DIRECTIVE: Starting at the first line of the listing below, repeat each line exactly until the line containing "const seriesNames = ['Precio", which you include. Leave out pictures.

DATA SHOWN:
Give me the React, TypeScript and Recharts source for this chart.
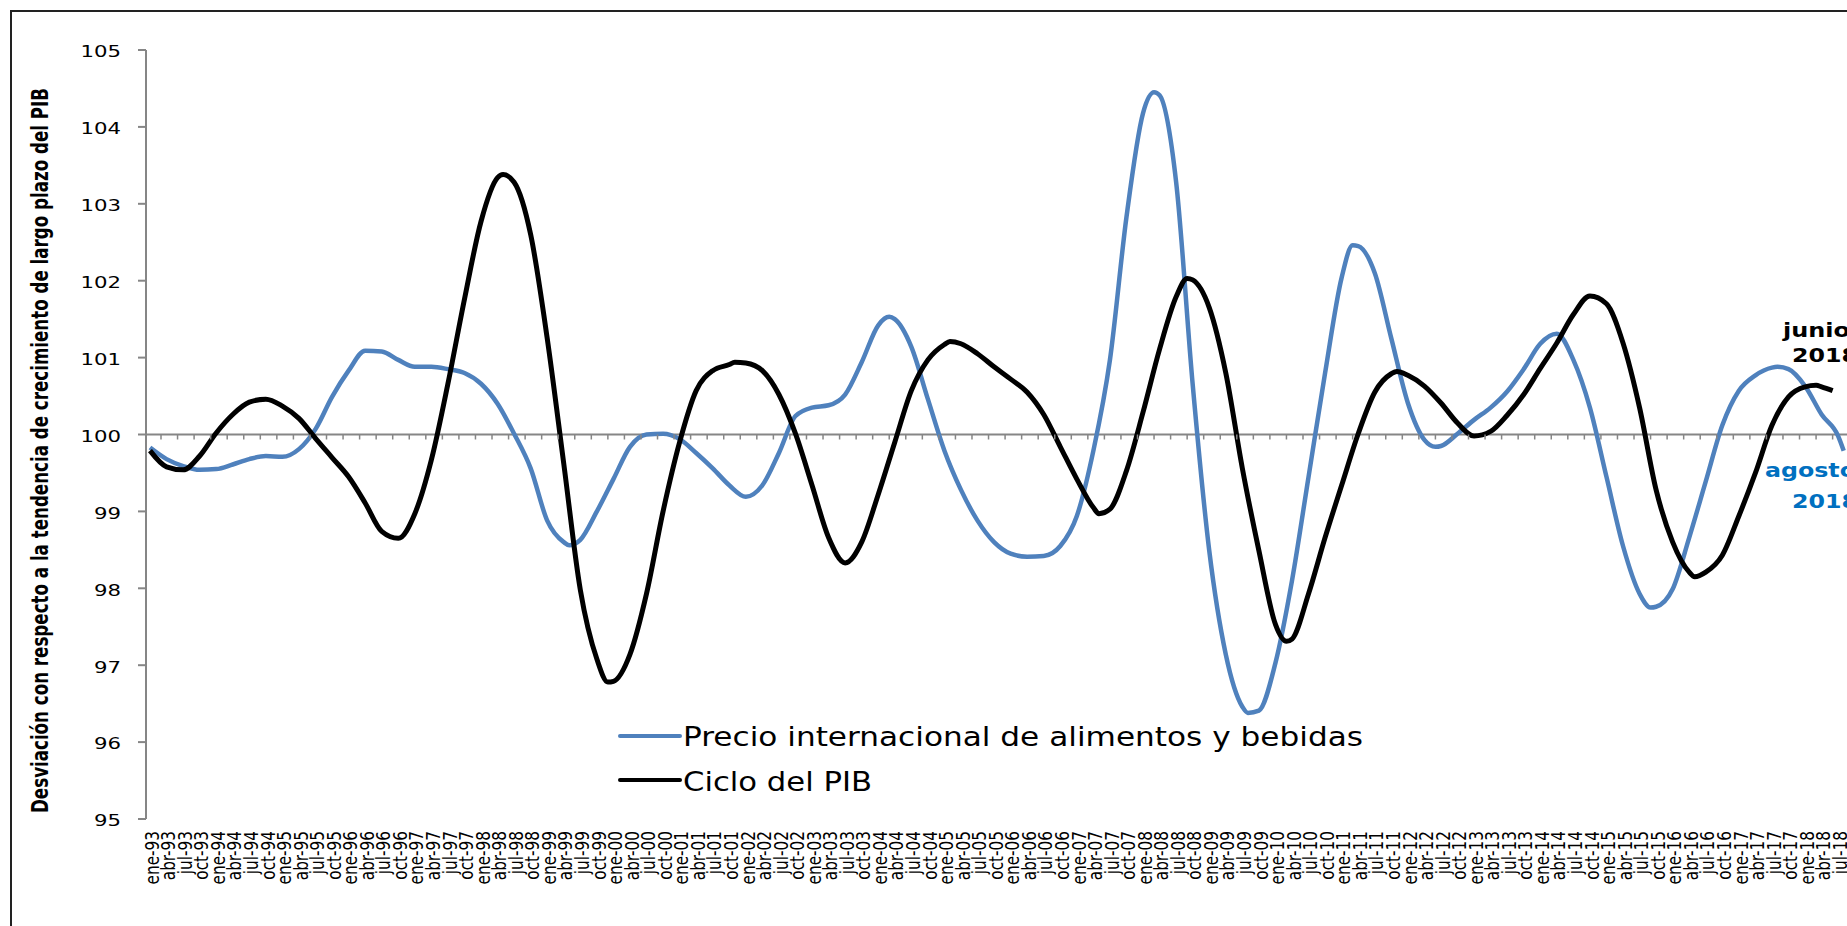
import React from 'react';
import { LineChart, Line, XAxis, YAxis, ReferenceLine, Legend } from 'recharts';

// months counted from ene-93 (0) to ago-18 (307)
const meses = ['ene', 'feb', 'mar', 'abr', 'may', 'jun', 'jul', 'ago', 'sep', 'oct', 'nov', 'dic'];
const firstYear = 1993;
const quarterTicks = Array.from({ length: 103 }, (_, i) => i * 3);
const yTicks = [95, 96, 97, 98, 99, 100, 101, 102, 103, 104, 105];
const seriesNames = ['Precio internacional de alimentos y bebidas', 'Ciclo del PIB'];

// [mes, valor]
const precioAlimentos: [number, number][] = [
  [0, 99.83], [3, 99.68], [6, 99.59], [9, 99.54], [12, 99.55], [15, 99.61], [18, 99.68], [21, 99.72],
  [24, 99.71], [27, 99.81], [30, 100.07], [33, 100.49], [36, 100.83], [39, 101.09], [42, 101.08],
  [45, 100.97], [48, 100.88], [51, 100.88], [54, 100.85], [57, 100.8], [60, 100.66], [63, 100.4],
  [66, 100.01], [69, 99.56], [72, 98.88], [75, 98.6], [76, 98.56], [78, 98.63], [81, 99.0], [84, 99.42],
  [87, 99.84], [90, 100.0], [93, 100.01], [96, 99.94], [99, 99.76], [102, 99.56], [105, 99.34],
  [108, 99.19], [111, 99.34], [114, 99.76], [117, 100.24], [120, 100.35], [123, 100.38], [126, 100.52],
  [129, 100.94], [132, 101.42], [134, 101.53], [135, 101.5], [138, 101.14], [141, 100.46], [144, 99.79],
  [147, 99.28], [150, 98.88], [153, 98.6], [156, 98.45], [159, 98.41], [162, 98.42], [165, 98.55],
  [168, 98.94], [171, 99.79], [174, 100.97], [177, 102.83], [180, 104.18], [182, 104.45], [183, 104.41],
  [186, 103.28], [189, 100.65], [192, 98.49], [195, 97.14], [198, 96.46], [199, 96.38], [201, 96.41],
  [204, 97.03], [207, 98.1], [210, 99.45], [213, 100.8], [216, 102.04], [218, 102.46], [219, 102.45],
  [222, 102.1], [225, 101.25], [228, 100.41], [231, 99.93], [233, 99.84], [234, 99.85], [237, 100.01],
  [240, 100.19], [243, 100.35], [246, 100.56], [249, 100.85], [252, 101.18], [255, 101.31], [258, 100.97],
  [261, 100.35], [264, 99.45], [267, 98.55], [270, 97.93], [272, 97.75], [273, 97.76], [276, 97.99],
  [279, 98.66], [282, 99.39], [285, 100.12], [288, 100.57], [291, 100.77], [294, 100.87], [295, 100.88],
  [297, 100.85], [300, 100.63], [303, 100.26], [306, 99.98], [307, 99.79],
];

const cicloPib: [number, number][] = [
  [0, 99.79], [3, 99.58], [6, 99.54], [9, 99.72], [12, 100.02], [15, 100.26], [18, 100.42], [21, 100.46],
  [24, 100.37], [27, 100.21], [30, 99.95], [33, 99.7], [36, 99.45], [39, 99.11], [42, 98.74], [45, 98.65],
  [48, 98.97], [51, 99.67], [54, 100.66], [57, 101.76], [60, 102.77], [63, 103.34], [64, 103.38],
  [66, 103.28], [69, 102.6], [72, 101.25], [75, 99.62], [78, 97.98], [81, 97.08], [83, 96.78], [84, 96.79],
  [87, 97.14], [90, 97.93], [93, 99.0], [96, 99.9], [99, 100.57], [102, 100.83], [105, 100.91],
  [106, 100.94], [108, 100.93], [111, 100.83], [114, 100.52], [117, 100.01], [120, 99.34], [123, 98.66],
  [126, 98.33], [129, 98.6], [132, 99.22], [135, 99.9], [138, 100.57], [141, 100.97], [144, 101.17],
  [145, 101.21], [147, 101.18], [150, 101.05], [153, 100.88], [156, 100.72], [159, 100.55], [162, 100.26],
  [165, 99.84], [168, 99.42], [171, 99.05], [172, 98.97], [174, 99.03], [177, 99.53], [180, 100.29],
  [183, 101.11], [186, 101.79], [188, 102.03], [189, 102.01], [192, 101.65], [195, 100.8], [198, 99.56],
  [201, 98.49], [204, 97.53], [206, 97.31], [207, 97.34], [210, 97.93], [213, 98.66], [216, 99.34],
  [219, 100.01], [222, 100.55], [225, 100.79], [226, 100.82], [228, 100.77], [231, 100.63], [234, 100.41],
  [237, 100.15], [240, 99.98], [243, 100.04], [246, 100.25], [249, 100.52], [252, 100.86], [255, 101.19],
  [258, 101.56], [261, 101.8], [264, 101.7], [267, 101.19], [270, 100.35], [273, 99.28], [276, 98.6],
  [279, 98.21], [280, 98.15], [282, 98.21], [285, 98.43], [288, 98.94], [291, 99.5], [294, 100.12],
  [297, 100.49], [300, 100.62], [302, 100.64], [303, 100.62], [305, 100.57],
];

const precioData = precioAlimentos.map(([m, v]) => ({ m, v }));
const cicloData = cicloPib.map(([m, v]) => ({ m, v }));

const W = 1847;
const H = 926;
const TOP = 50;
const X_AXIS_H = 107;
const PLOT_H = H - TOP - X_AXIS_H;
const Y_100 = TOP + PLOT_H / 2;
const AXIS_GREY = '#868686';
const narrow = "'Liberation Sans Narrow', 'DejaVu Sans Condensed', 'Arial Narrow', sans-serif";
const wide = "'DejaVu Sans', Verdana, sans-serif";

const monthLabel = (m: number) =>
  `${meses[m % 12]}-${String((firstYear + Math.floor(m / 12)) % 100).padStart(2, '0')}`;

const XTick = (props: any) => {
  const { x, payload } = props;
  return (
    <g>
      <line x1={x + 11} x2={x + 11} y1={Y_100} y2={Y_100 + 5} stroke={AXIS_GREY} strokeWidth={1.5} />
      <text
        transform={`translate(${x + 2}, 831) scale(1.12, 1) rotate(-90)`}
        textAnchor="end"
        dy="0.35em"
        fontFamily={narrow}
        fontSize={17}
        fill="#000"
      >
        {monthLabel(payload.value)}
      </text>
    </g>
  );
};

const YTick = (props: any) => {
  const { x, y, payload } = props;
  const s = String(payload.value);
  return (
    <text
      x={x}
      y={y}
      dy={7.3}
      textAnchor="end"
      fontFamily={wide}
      fontSize={16}
      textLength={s.length * 13.5}
      lengthAdjust="spacingAndGlyphs"
      fill="#000"
    >
      {s}
    </text>
  );
};

const legendLengths: Record<string, number> = {
  'Precio internacional de alimentos y bebidas': 680,
  'Ciclo del PIB': 189,
};

const renderLegend = (props: any) => {
  const items = [...(props.payload || [])].sort(
    (a: any, b: any) => seriesNames.indexOf(a.value) - seriesNames.indexOf(b.value),
  );
  return (
    <svg width={800} height={100}>
      {items.map((item: any, i: number) => (
        <g key={item.value}>
          <line x1={20} x2={80} y1={36 + i * 44} y2={36 + i * 44} stroke={item.color} strokeWidth={4} strokeLinecap="round" />
          <text
            x={83}
            y={45.7 + i * 45}
            fontFamily={wide}
            fontSize={26}
            textLength={legendLengths[item.value]}
            lengthAdjust="spacingAndGlyphs"
            fill="#000"
          >
            {item.value}
          </text>
        </g>
      ))}
    </svg>
  );
};

const App = () => {
  return (
    <div style={{ position: 'absolute', left: 0, top: 0, width: W, height: H, background: '#fff' }}>
      <LineChart width={W} height={H} margin={{ top: TOP, right: 0, bottom: 0, left: 66 }}>
        <XAxis
          type="number"
          dataKey="m"
          domain={[0, 307.6]}
          ticks={quarterTicks}
          interval={0}
          padding={{ left: 4, right: 0 }}
          height={X_AXIS_H}
          axisLine={false}
          tickLine={false}
          tick={<XTick />}
          allowDuplicatedCategory={false}
        />
        <YAxis
          type="number"
          domain={[95, 105]}
          ticks={yTicks}
          interval={0}
          width={80}
          tickSize={8}
          tickMargin={17}
          axisLine={{ stroke: AXIS_GREY, strokeWidth: 2 }}
          tickLine={{ stroke: AXIS_GREY, strokeWidth: 2 }}
          tick={<YTick />}
        />
        <ReferenceLine y={100} stroke={AXIS_GREY} strokeWidth={2} />
        <Line
          data={precioData}
          dataKey="v"
          name={seriesNames[0]}
          type="monotone"
          stroke="#4F81BD"
          strokeWidth={4.5}
          dot={false}
          activeDot={false}
          isAnimationActive={false}
        />
        <Line
          data={cicloData}
          dataKey="v"
          name={seriesNames[1]}
          type="monotone"
          stroke="#000000"
          strokeWidth={5}
          dot={false}
          activeDot={false}
          isAnimationActive={false}
        />
        <Legend
          layout="horizontal"
          verticalAlign="middle"
          align="center"
          content={renderLegend}
          wrapperStyle={{ left: 600, top: 700, width: 800, height: 100 }}
        />
      </LineChart>
      <svg
        width={W}
        height={H}
        style={{ position: 'absolute', left: 0, top: 0, pointerEvents: 'none' }}
      >
        <rect x={11} y={11} width={W + 20} height={H + 20} fill="none" stroke="#222" strokeWidth={2} />
        <text
          transform="translate(48, 450.5) scale(1.2, 1) rotate(-90)"
          textAnchor="middle"
          fontFamily={narrow}
          fontWeight="bold"
          fontSize={19}
          textLength={725}
          lengthAdjust="spacingAndGlyphs"
          fill="#000"
        >
          Desviación con respecto a la tendencia de crecimiento de largo plazo del PIB
        </text>
        <g fontFamily={wide} fontWeight="bold" fontSize={20}>
          <text x={1783} y={337} textLength={67} lengthAdjust="spacingAndGlyphs" fill="#000">junio</text>
          <text x={1792} y={362} textLength={66} lengthAdjust="spacingAndGlyphs" fill="#000">2018</text>
          <text x={1765} y={477} textLength={91} lengthAdjust="spacingAndGlyphs" fill="#0070C0">agosto</text>
          <text x={1792} y={508} textLength={66} lengthAdjust="spacingAndGlyphs" fill="#0070C0">2018</text>
        </g>
      </svg>
    </div>
  );
};

export default App;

RESULT:
Give me the React, TypeScript and Recharts source for this chart.
import React from 'react';
import { LineChart, Line, XAxis, YAxis, ReferenceLine, Legend } from 'recharts';

// months counted from ene-93 (0) to ago-18 (307)
const meses = ['ene', 'feb', 'mar', 'abr', 'may', 'jun', 'jul', 'ago', 'sep', 'oct', 'nov', 'dic'];
const firstYear = 1993;
const quarterTicks = Array.from({ length: 103 }, (_, i) => i * 3);
const yTicks = [95, 96, 97, 98, 99, 100, 101, 102, 103, 104, 105];
const seriesNames = ['Precio internacional de alimentos y bebidas', 'Ciclo del PIB'];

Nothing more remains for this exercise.